== Challenge ==
Omit all images. Write out the rest of the material exactly.

·····

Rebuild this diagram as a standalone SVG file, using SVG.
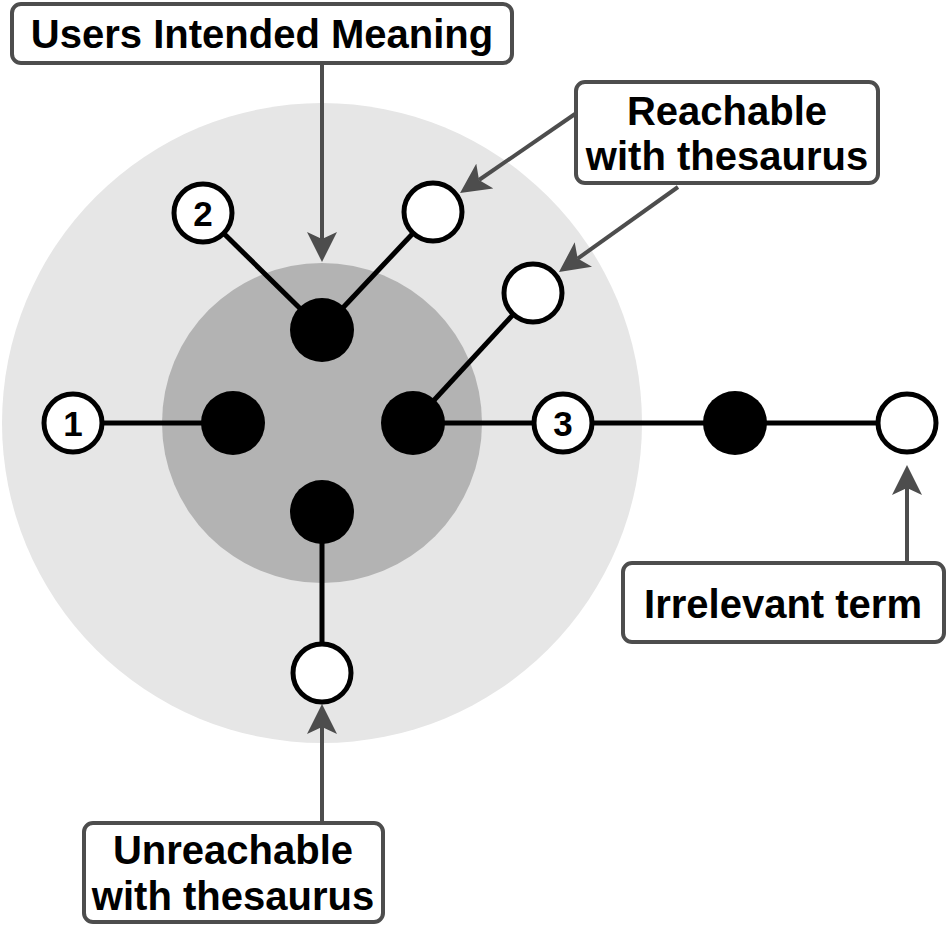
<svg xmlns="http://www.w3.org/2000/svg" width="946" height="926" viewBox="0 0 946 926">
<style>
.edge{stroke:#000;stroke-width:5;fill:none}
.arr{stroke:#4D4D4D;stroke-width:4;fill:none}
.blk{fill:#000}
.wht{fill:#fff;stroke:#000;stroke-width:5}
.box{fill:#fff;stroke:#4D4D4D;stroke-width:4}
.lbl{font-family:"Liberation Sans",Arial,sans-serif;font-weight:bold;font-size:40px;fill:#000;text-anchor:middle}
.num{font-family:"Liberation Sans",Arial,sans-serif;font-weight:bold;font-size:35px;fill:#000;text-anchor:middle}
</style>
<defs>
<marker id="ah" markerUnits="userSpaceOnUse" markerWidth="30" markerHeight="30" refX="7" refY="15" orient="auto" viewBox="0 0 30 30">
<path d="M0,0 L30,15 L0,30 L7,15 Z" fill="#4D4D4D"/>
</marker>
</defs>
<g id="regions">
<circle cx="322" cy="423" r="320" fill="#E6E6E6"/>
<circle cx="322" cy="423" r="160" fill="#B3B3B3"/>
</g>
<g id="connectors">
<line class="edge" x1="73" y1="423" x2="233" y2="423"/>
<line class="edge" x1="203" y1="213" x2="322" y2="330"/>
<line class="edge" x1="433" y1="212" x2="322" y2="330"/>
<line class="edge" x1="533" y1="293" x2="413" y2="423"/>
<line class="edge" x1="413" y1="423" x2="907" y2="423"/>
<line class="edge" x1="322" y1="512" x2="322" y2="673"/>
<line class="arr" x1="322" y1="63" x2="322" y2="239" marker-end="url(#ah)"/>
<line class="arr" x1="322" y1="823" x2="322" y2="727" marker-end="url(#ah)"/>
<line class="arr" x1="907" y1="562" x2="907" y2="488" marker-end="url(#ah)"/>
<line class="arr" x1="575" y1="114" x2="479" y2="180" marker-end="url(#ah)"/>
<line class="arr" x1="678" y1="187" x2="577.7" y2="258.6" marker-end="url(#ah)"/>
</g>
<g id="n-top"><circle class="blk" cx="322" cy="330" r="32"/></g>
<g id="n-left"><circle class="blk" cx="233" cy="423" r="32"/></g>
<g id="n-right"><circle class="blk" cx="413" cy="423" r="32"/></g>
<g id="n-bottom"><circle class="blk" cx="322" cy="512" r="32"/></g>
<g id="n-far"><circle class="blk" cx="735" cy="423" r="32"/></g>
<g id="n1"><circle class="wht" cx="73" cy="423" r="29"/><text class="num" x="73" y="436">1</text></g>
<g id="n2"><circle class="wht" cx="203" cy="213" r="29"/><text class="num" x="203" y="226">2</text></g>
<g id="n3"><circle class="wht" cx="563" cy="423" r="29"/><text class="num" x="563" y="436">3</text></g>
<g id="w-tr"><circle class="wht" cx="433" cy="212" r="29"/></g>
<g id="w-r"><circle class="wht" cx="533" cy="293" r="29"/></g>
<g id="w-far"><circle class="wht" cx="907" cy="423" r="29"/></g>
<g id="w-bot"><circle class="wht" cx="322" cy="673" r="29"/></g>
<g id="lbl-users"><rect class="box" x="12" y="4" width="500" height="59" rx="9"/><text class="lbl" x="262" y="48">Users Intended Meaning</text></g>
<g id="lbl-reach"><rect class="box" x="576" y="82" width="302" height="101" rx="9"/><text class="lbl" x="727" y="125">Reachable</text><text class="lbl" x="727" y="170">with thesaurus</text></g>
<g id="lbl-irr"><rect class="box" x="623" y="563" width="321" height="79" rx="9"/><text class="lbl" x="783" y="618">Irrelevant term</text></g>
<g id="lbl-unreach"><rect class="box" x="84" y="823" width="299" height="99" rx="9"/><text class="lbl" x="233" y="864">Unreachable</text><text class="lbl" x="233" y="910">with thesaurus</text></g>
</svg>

·····

== Task answer ==
Rebuild this diagram as a standalone SVG file, using SVG.
<svg xmlns="http://www.w3.org/2000/svg" width="946" height="926" viewBox="0 0 946 926">
<style>
.edge{stroke:#000;stroke-width:5;fill:none}
.arr{stroke:#4D4D4D;stroke-width:4;fill:none}
.blk{fill:#000}
.wht{fill:#fff;stroke:#000;stroke-width:5}
.box{fill:#fff;stroke:#4D4D4D;stroke-width:4}
.lbl{font-family:"Liberation Sans",Arial,sans-serif;font-weight:bold;font-size:40px;fill:#000;text-anchor:middle}
.num{font-family:"Liberation Sans",Arial,sans-serif;font-weight:bold;font-size:35px;fill:#000;text-anchor:middle}
</style>
<defs>
<marker id="ah" markerUnits="userSpaceOnUse" markerWidth="30" markerHeight="30" refX="7" refY="15" orient="auto" viewBox="0 0 30 30">
<path d="M0,0 L30,15 L0,30 L7,15 Z" fill="#4D4D4D"/>
</marker>
</defs>
<g id="regions">
<circle cx="322" cy="423" r="320" fill="#E6E6E6"/>
<circle cx="322" cy="423" r="160" fill="#B3B3B3"/>
</g>
<g id="connectors">
<line class="edge" x1="73" y1="423" x2="233" y2="423"/>
<line class="edge" x1="203" y1="213" x2="322" y2="330"/>
<line class="edge" x1="433" y1="212" x2="322" y2="330"/>
<line class="edge" x1="533" y1="293" x2="413" y2="423"/>
<line class="edge" x1="413" y1="423" x2="907" y2="423"/>
<line class="edge" x1="322" y1="512" x2="322" y2="673"/>
<line class="arr" x1="322" y1="63" x2="322" y2="239" marker-end="url(#ah)"/>
<line class="arr" x1="322" y1="823" x2="322" y2="727" marker-end="url(#ah)"/>
<line class="arr" x1="907" y1="562" x2="907" y2="488" marker-end="url(#ah)"/>
<line class="arr" x1="575" y1="114" x2="479" y2="180" marker-end="url(#ah)"/>
<line class="arr" x1="678" y1="187" x2="577.7" y2="258.6" marker-end="url(#ah)"/>
</g>
<g id="n-top"><circle class="blk" cx="322" cy="330" r="32"/></g>
<g id="n-left"><circle class="blk" cx="233" cy="423" r="32"/></g>
<g id="n-right"><circle class="blk" cx="413" cy="423" r="32"/></g>
<g id="n-bottom"><circle class="blk" cx="322" cy="512" r="32"/></g>
<g id="n-far"><circle class="blk" cx="735" cy="423" r="32"/></g>
<g id="n1"><circle class="wht" cx="73" cy="423" r="29"/><text class="num" x="73" y="436">1</text></g>
<g id="n2"><circle class="wht" cx="203" cy="213" r="29"/><text class="num" x="203" y="226">2</text></g>
<g id="n3"><circle class="wht" cx="563" cy="423" r="29"/><text class="num" x="563" y="436">3</text></g>
<g id="w-tr"><circle class="wht" cx="433" cy="212" r="29"/></g>
<g id="w-r"><circle class="wht" cx="533" cy="293" r="29"/></g>
<g id="w-far"><circle class="wht" cx="907" cy="423" r="29"/></g>
<g id="w-bot"><circle class="wht" cx="322" cy="673" r="29"/></g>
<g id="lbl-users"><rect class="box" x="12" y="4" width="500" height="59" rx="9"/><text class="lbl" x="262" y="48">Users Intended Meaning</text></g>
<g id="lbl-reach"><rect class="box" x="576" y="82" width="302" height="101" rx="9"/><text class="lbl" x="727" y="125">Reachable</text><text class="lbl" x="727" y="170">with thesaurus</text></g>
<g id="lbl-irr"><rect class="box" x="623" y="563" width="321" height="79" rx="9"/><text class="lbl" x="783" y="618">Irrelevant term</text></g>
<g id="lbl-unreach"><rect class="box" x="84" y="823" width="299" height="99" rx="9"/><text class="lbl" x="233" y="864">Unreachable</text><text class="lbl" x="233" y="910">with thesaurus</text></g>
</svg>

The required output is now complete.